[Skiboot] [PATCH 1/3] hw/psi-p9: Mask OPAL-owned LSIs without handlers

Tue Sep 3 16:40:03 AEST 2019

On Tue, Sep 3, 2019 at 1:59 AM Cédric Le Goater <clg at kaod.org> wrote:
>
> On 30/08/2019 06:30, Oliver O'Halloran wrote:
> > Some versions of Swift have the TPM interrupt line of the second chip
> > pulled up instead of down.
>
> Is this intentional or a bogus default latch ?

I think it was a schematic error. As far as I know the PSI is
unchanged and on Witherspoon the TPM interrupt pin on the 2nd chip is
tied to ground. It might be a logic bug, but considering it only
affects one of the chips I don't think so.

> The reset of the PSI controller does not seem to have any effect on the level.
>
> Does it stay high after an EOI ?

Yes, that's the problem. The EOI just clears the P bit and the PSI
immediately sets it again since the interrupt condition is active.

> we could check the level value in the "LSI Interrupt Level Register (0x19)"
> reg and complain in the OPAL logs if an HW default value is insane.
>
> > This causes the PSI's external (TPM) interrupt
> > to constantly re-fire since it's an LSI. There's nothing that can be done
> > to clear the underlying interrupt condition so we need to mask it.
>
> It seems that we don't use the P9 external interrupt in OPAL. We could
> not advertise such interrupts in the DT and Linux will ignore them.
>
> But it might be interesting to log that something unexpected is occurring
> and this is probably why you chose this solution.

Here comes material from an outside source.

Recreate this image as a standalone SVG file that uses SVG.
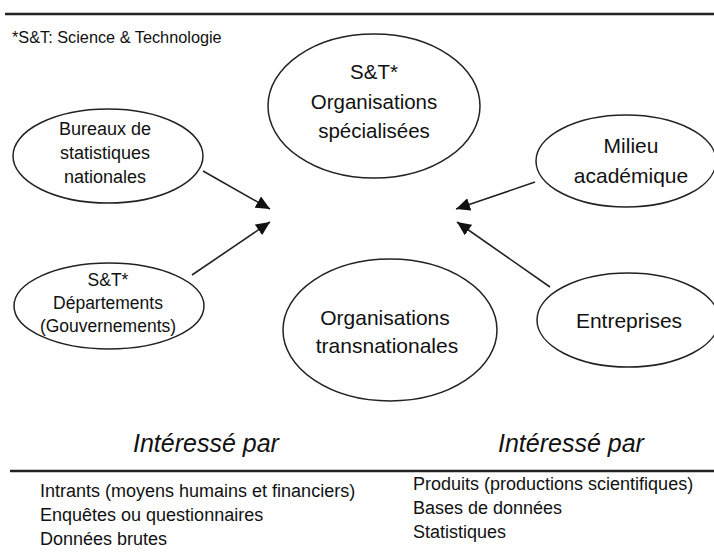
<svg xmlns="http://www.w3.org/2000/svg" width="714" height="555" viewBox="0 0 714 555">
<style>
  .n ellipse { fill: #fff; stroke: #222; stroke-width: 1.5; }
  text { font-family: "Liberation Sans", Arial, sans-serif; fill: #111; }
  .c { text-anchor: middle; }
  .rule { stroke: #222; stroke-width: 2.5; }
  .conn line { stroke: #222; stroke-width: 1.6; marker-end: url(#ah); }
</style>
<defs>
  <marker id="ah" viewBox="0 0 10 10" refX="10" refY="5" markerWidth="14" markerHeight="13" markerUnits="userSpaceOnUse" orient="auto" preserveAspectRatio="none">
    <path d="M0,0 L10,5 L0,10 Z" fill="#111"/>
  </marker>
</defs>
<rect width="714" height="555" fill="#fff"/>
<line class="rule" x1="5" y1="14" x2="714" y2="14"/>
<text x="12" y="43" font-size="16.3">*S&amp;T: Science &amp; Technologie</text>

<g id="org-specialisees" class="n">
  <ellipse cx="374" cy="106" rx="106" ry="72"/>
  <text class="c" x="374" y="79" font-size="20.5">S&amp;T*</text>
  <text class="c" x="374" y="109" font-size="20.5">Organisations</text>
  <text class="c" x="374" y="138" font-size="20.5">spécialisées</text>
</g>
<g id="bureaux" class="n">
  <ellipse cx="108" cy="156" rx="95" ry="47"/>
  <text class="c" x="105" y="135" font-size="18">Bureaux de</text>
  <text class="c" x="105" y="159" font-size="18">statistiques</text>
  <text class="c" x="105" y="183" font-size="18">nationales</text>
</g>
<g id="departements" class="n">
  <ellipse cx="109" cy="306" rx="95" ry="43"/>
  <text class="c" x="108" y="286" font-size="17.5">S&amp;T*</text>
  <text class="c" x="108" y="309" font-size="17.5">Départements</text>
  <text class="c" x="108" y="332" font-size="17.5">(Gouvernements)</text>
</g>
<g id="org-transnationales" class="n">
  <ellipse cx="390" cy="330" rx="107" ry="71"/>
  <text class="c" x="385" y="325" font-size="21">Organisations</text>
  <text class="c" x="387" y="353" font-size="21">transnationales</text>
</g>
<g id="milieu" class="n">
  <ellipse cx="626" cy="161" rx="90" ry="46"/>
  <text class="c" x="631" y="153" font-size="21">Milieu</text>
  <text class="c" x="631" y="183" font-size="21">académique</text>
</g>
<g id="entreprises" class="n">
  <ellipse cx="628" cy="320" rx="91" ry="47"/>
  <text class="c" x="629" y="328" font-size="21">Entreprises</text>
</g>

<g id="connectors" class="conn">
  <line x1="203" y1="171" x2="270" y2="209"/>
  <line x1="192" y1="275" x2="270" y2="222"/>
  <line x1="535" y1="182" x2="456" y2="209"/>
  <line x1="550" y1="287" x2="457" y2="222"/>
</g>

<text x="133" y="452" font-size="25" font-style="italic">Intéressé par</text>
<text x="498" y="452" font-size="25" font-style="italic">Intéressé par</text>
<line class="rule" x1="10" y1="471" x2="714" y2="471" stroke-width="2"/>
<text x="40" y="497" font-size="18">Intrants (moyens humains et financiers)</text>
<text x="40" y="521" font-size="18">Enquêtes ou questionnaires</text>
<text x="40" y="545" font-size="18">Données brutes</text>
<text x="413" y="490" font-size="18">Produits (productions scientifiques)</text>
<text x="413" y="514" font-size="18">Bases de données</text>
<text x="413" y="538" font-size="18">Statistiques</text>
</svg>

We don't currently, but that seems like more of an oversight than
anything. We just need to add the DT interrupt properties. That said,
if we do that the IRQ would be targeted at Linux rather than OPAL,
so...

> > The problem isn't really specific to the external interrupt and will
> > occur for any of the PSI interrupts that don't have a "real" handler
> > (FSP, global error, and sometimes the external) so we should mask the
> > IRQ in OPAL rather than allowing it to re-fire.
>
> ok. this fits well the current need to stop an interrupt from firing and
> log what happened.
>
> > If an of the IRQs are directed at Linux then masking them is handled by
> > Linux.
>
> On P9, we can now (un)mask from Linux the interrupts handled by OPAL using
> the ESB pages. I don't think this will improve what we are trying to do here.

We can, and IIRC Linux will sometimes mask and unmask interrupts
directed at OPAL since it might wan to migrate them. I'd rather not
rely on the OS doing anything for us when the interrupt is supposed to
be handled by OPAL.

> > Cc: Cédric Le Goater <clg at kaod.org>
> > Signed-off-by: Oliver O'Halloran <oohall at gmail.com>
> > ---
> >  hw/psi.c | 33 +++++++++++++++++++++++++++------
> >  1 file changed, 27 insertions(+), 6 deletions(-)
> >
> > diff --git a/hw/psi.c b/hw/psi.c
> > index a74c105ff0ec..d4b20f1f015f 100644
> > --- a/hw/psi.c
> > +++ b/hw/psi.c
> > @@ -509,6 +509,28 @@ static const struct irq_source_ops psi_p8_irq_ops = {
> >       .name = psi_p8_irq_name,
> >  };
> >
> > +static void psi_p9_mask_unhandled_irq(struct irq_source *is, int isn)
> > +{
> > +     struct psi *psi = is->data;
> > +     uint32_t idx = isn - psi->interrupt;
> > +     char *name = is->ops->name ? is->ops->name(is, isn) : NULL;
> > +
> > +     prerror("PSI: Masking unhandled LSI %d, %s!\n",
> > +                     idx, name ? name : "<unknown>");
> > +     free(name);
>
> The strdup() in the irq_name() handler is ugly. That's another problem.
>
> > +
> > +     /*
> > +      * All the PSI interrupts are LSIs and will be constantly re-fired
> > +      * unless the underlying interrupt condition is cleared. This can
> > +      * happen fast enough to hard-lockup a thread so any unhandled IRQs
> > +      * need to be masked. We can do that by storing to the 0xD00-0xDFF
> > +      * range which sets PQ=01 for that ESB.
> > +      *
> > +      * NB: The PSI only supports 4K ESB pages
>
> on P9, yes. P10 will use 64k ESB pages.

Is the PSI hardware going to be the same or are we going to have to
re-write it all similar to what happened from P8 -> P9?

> > +      */
> > +     out_be64(psi->esb_mmio + 0x1000 * idx + 0xD00, 0);
>
> Please use :
>
>         struct xive_src *s = container_of(is, struct xive_src, is);
>
>         out_be64(psi->esb_mmio + (1ull << s->esb_shift) * idx + 0xD00, 0)

The xive_src structure is internal to xive.c. Suppose we could move it
out into xive.h, but it would probably be cleaner if we put a ->mask()
into the interrupt source ops.

> We need to introduce a set of defines for the PQ loads :
>
> #define XIVE_ESB_STORE_EOI      0x400 /* Store */
> #define XIVE_ESB_LOAD_EOI       0x000 /* Load */
> #define XIVE_ESB_GET            0x800 /* Load */
> #define XIVE_ESB_SET_PQ_00      0xc00 /* Load */
> #define XIVE_ESB_SET_PQ_01      0xd00 /* Load */
> #define XIVE_ESB_SET_PQ_10      0xe00 /* Load */
> #define XIVE_ESB_SET_PQ_11      0xf00 /* Load */
>
> It can come in a later patch.

Makes sense, but you can send that one since you're doing a XIVE
rework anyway ;)

Oliver